I regularly encounter [1] and [3], but interesting to hear that [2] is “real”. Is it new? A random book from the 1990s I grabbed has sentences like, “When the critical value of the [Raleigh number], Ra = Ra[sub]cr[/sub] ≃ 657 is reached… the state with the fluid at rest in a horizontal layer becomes unstable…” A different book, from 2009, uses ≐ to mean “numerically close” and ≈ to mean “roughly equal”. (One might argue neither of those expresses “equal up to a multiplicative factor roughly equal to 1”, but if we are going to base it on asymptotic notation, why O instead of Θ or ∼ ?)
If I write “∼1000 ducks” or “π ≈ 3”, will I get told to go back to the 1950s?
Tilde is very common, but the two notations are not interchangeable. Tilde means something like “This is the actual number, and the limited significant digits I’ve given imply the level of precision you should assume.”
The other notation is a genuine “of the order of magnitude of…” estimation.
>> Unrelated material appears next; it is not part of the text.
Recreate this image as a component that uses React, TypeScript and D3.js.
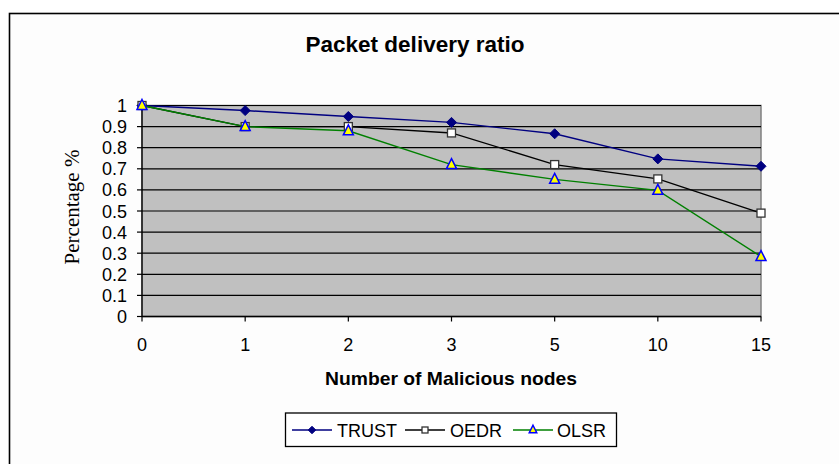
import React from "react";
import * as d3 from "d3";

const categories = ["0", "1", "2", "3", "5", "10", "15"];
const trust = [1, 0.976, 0.948, 0.92, 0.866, 0.747, 0.712];
const oedr = [1, 0.9, 0.9, 0.87, 0.72, 0.652, 0.49];
const olsr = [1, 0.9, 0.88, 0.72, 0.65, 0.598, 0.284];
const yTicks = [0, 0.1, 0.2, 0.3, 0.4, 0.5, 0.6, 0.7, 0.8, 0.9, 1];
const seriesNames = ["TRUST", "OEDR", "OLSR"];

const W = 839;
const H = 464;
const plot = { left: 142, right: 761, top: 105.5, bottom: 316.5 };

const SANS = "Arial, 'Liberation Sans', sans-serif";

function Marker({ kind, x, y, k = 1 }: { kind: string; x: number; y: number; k?: number }) {
  if (kind === "TRUST") {
    const s = 5 * k;
    return (
      <path
        d={`M${x},${y - s}L${x + s},${y}L${x},${y + s}L${x - s},${y}Z`}
        fill="#000080"
        stroke="#000080"
        strokeWidth={1}
      />
    );
  }
  if (kind === "OEDR") {
    const h = 4 * k;
    return (
      <rect x={x - h} y={y - h} width={2 * h} height={2 * h} fill="#ffffff" stroke="#333333" strokeWidth={1.3} />
    );
  }
  const s = 5 * k;
  return (
    <path
      d={`M${x},${y - s - 1}L${x + s},${y + s - 1}L${x - s},${y + s - 1}Z`}
      fill="#ffff00"
      stroke="#0000ff"
      strokeWidth={1.5}
    />
  );
}

export default function App() {
  const x = d3.scalePoint<string>().domain(categories).range([plot.left, plot.right]);
  const y = d3.scaleLinear().domain([0, 1]).range([plot.bottom, plot.top]);

  const series = [
    { name: "TRUST", values: trust, color: "#000080" },
    { name: "OEDR", values: oedr, color: "#000000" },
    { name: "OLSR", values: olsr, color: "#008000" },
  ];

  const line = d3
    .line<number>()
    .x((_, i) => x(categories[i]) as number)
    .y((d) => y(d));

  const legendItems = [
    { name: seriesNames[0], x0: 292, tx: 337 },
    { name: seriesNames[1], x0: 405, tx: 450 },
    { name: seriesNames[2], x0: 513, tx: 557 },
  ];
  const colorOf: Record<string, string> = { TRUST: "#000080", OEDR: "#000000", OLSR: "#008000" };

  return (
    <svg
      width={W}
      height={H}
      style={{ position: "absolute", left: 0, top: 0, background: "#ffffff" }}
    >
      <rect x={0} y={0} width={W} height={H} fill="#ffffff" />
      <rect x={9.5} y={13.5} width={W + 10} height={H + 10} fill="#fdfdfd" stroke="#000000" strokeWidth={1.6} />

      <text
        x={415}
        y={51.5}
        textAnchor="middle"
        fontFamily={SANS}
        fontWeight="bold"
        fontSize={22.5}
        fill="#000"
      >
        Packet delivery ratio
      </text>

      <rect
        x={plot.left}
        y={plot.top}
        width={plot.right - plot.left}
        height={plot.bottom - plot.top}
        fill="#c0c0c0"
        stroke="#808080"
        strokeWidth={1.5}
      />

      {yTicks.map((t) => (
        <g key={t}>
          {t > 0 && (
            <line x1={plot.left} x2={plot.right} y1={y(t)} y2={y(t)} stroke="#000" strokeWidth={1.2} />
          )}
          <line x1={plot.left - 5} x2={plot.left} y1={y(t)} y2={y(t)} stroke="#000" strokeWidth={1.2} />
          <text
            x={127}
            y={y(t) + 6.5}
            textAnchor="end"
            fontFamily={SANS}
            fontSize={18}
            fill="#000"
          >
            {String(t)}
          </text>
        </g>
      ))}

      <line x1={plot.left} x2={plot.left} y1={plot.top} y2={plot.bottom} stroke="#000" strokeWidth={1.3} />
      <line x1={plot.left} x2={plot.right} y1={plot.bottom} y2={plot.bottom} stroke="#000" strokeWidth={1.3} />

      {categories.map((c) => (
        <g key={c}>
          <line
            x1={x(c) as number}
            x2={x(c) as number}
            y1={plot.bottom}
            y2={plot.bottom + 5}
            stroke="#000"
            strokeWidth={1.2}
          />
          <text
            x={x(c) as number}
            y={351}
            textAnchor="middle"
            fontFamily={SANS}
            fontSize={18}
            fill="#000"
          >
            {c}
          </text>
        </g>
      ))}

      <text
        x={451}
        y={385}
        textAnchor="middle"
        fontFamily={SANS}
        fontWeight="bold"
        fontSize={19}
        textLength={252}
        lengthAdjust="spacingAndGlyphs"
        fill="#000"
      >
        Number of Malicious nodes
      </text>

      <text
        transform={`translate(79,207) rotate(-90)`}
        textAnchor="middle"
        fontFamily="'Times New Roman', 'Liberation Serif', serif"
        fontSize={21}
        fill="#000"
      >
        Percentage %
      </text>

      {series.map((s) => (
        <g key={s.name}>
          <path d={line(s.values) || ""} fill="none" stroke={s.color} strokeWidth={1.4} />
          {s.values.map((v, i) => (
            <Marker key={i} kind={s.name} x={x(categories[i]) as number} y={y(v)} />
          ))}
        </g>
      ))}

      <rect x={285.5} y={413} width={331} height={33.5} fill="#ffffff" stroke="#000" strokeWidth={1.3} />
      {legendItems.map((it) => (
        <g key={it.name}>
          <line x1={it.x0} x2={it.x0 + 40} y1={430} y2={430} stroke={colorOf[it.name]} strokeWidth={1.4} />
          <Marker kind={it.name} x={it.x0 + 20} y={430} k={0.75} />
          <text x={it.tx} y={436.5} fontFamily={SANS} fontSize={18} fill="#000">
            {it.name}
          </text>
        </g>
      ))}
    </svg>
  );
}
Much less precision is intended, and it is used in contexts where additional precision would be erroneous or is actively undesirable.
“The stadium holds ~60,000 people.”
“Consider a stadium with a capacity for O(10[sup]4[/sup]) people.”
I would say it’s a relatively new notation. It’s been around during my entire career (so at least a couple of decades), but I don’t recall seeing it in older books. As mentioned above, it is somewhat “casual”, so even in modern books it may be harder to find. It’s a staple of shorter-form communication (for instance, on presentation slides).
I just pulled up the most recent twenty new posts on the arXiv under the “particle physics theory” category. Two of those twenty articles have an example of usage [2] in their abstracts.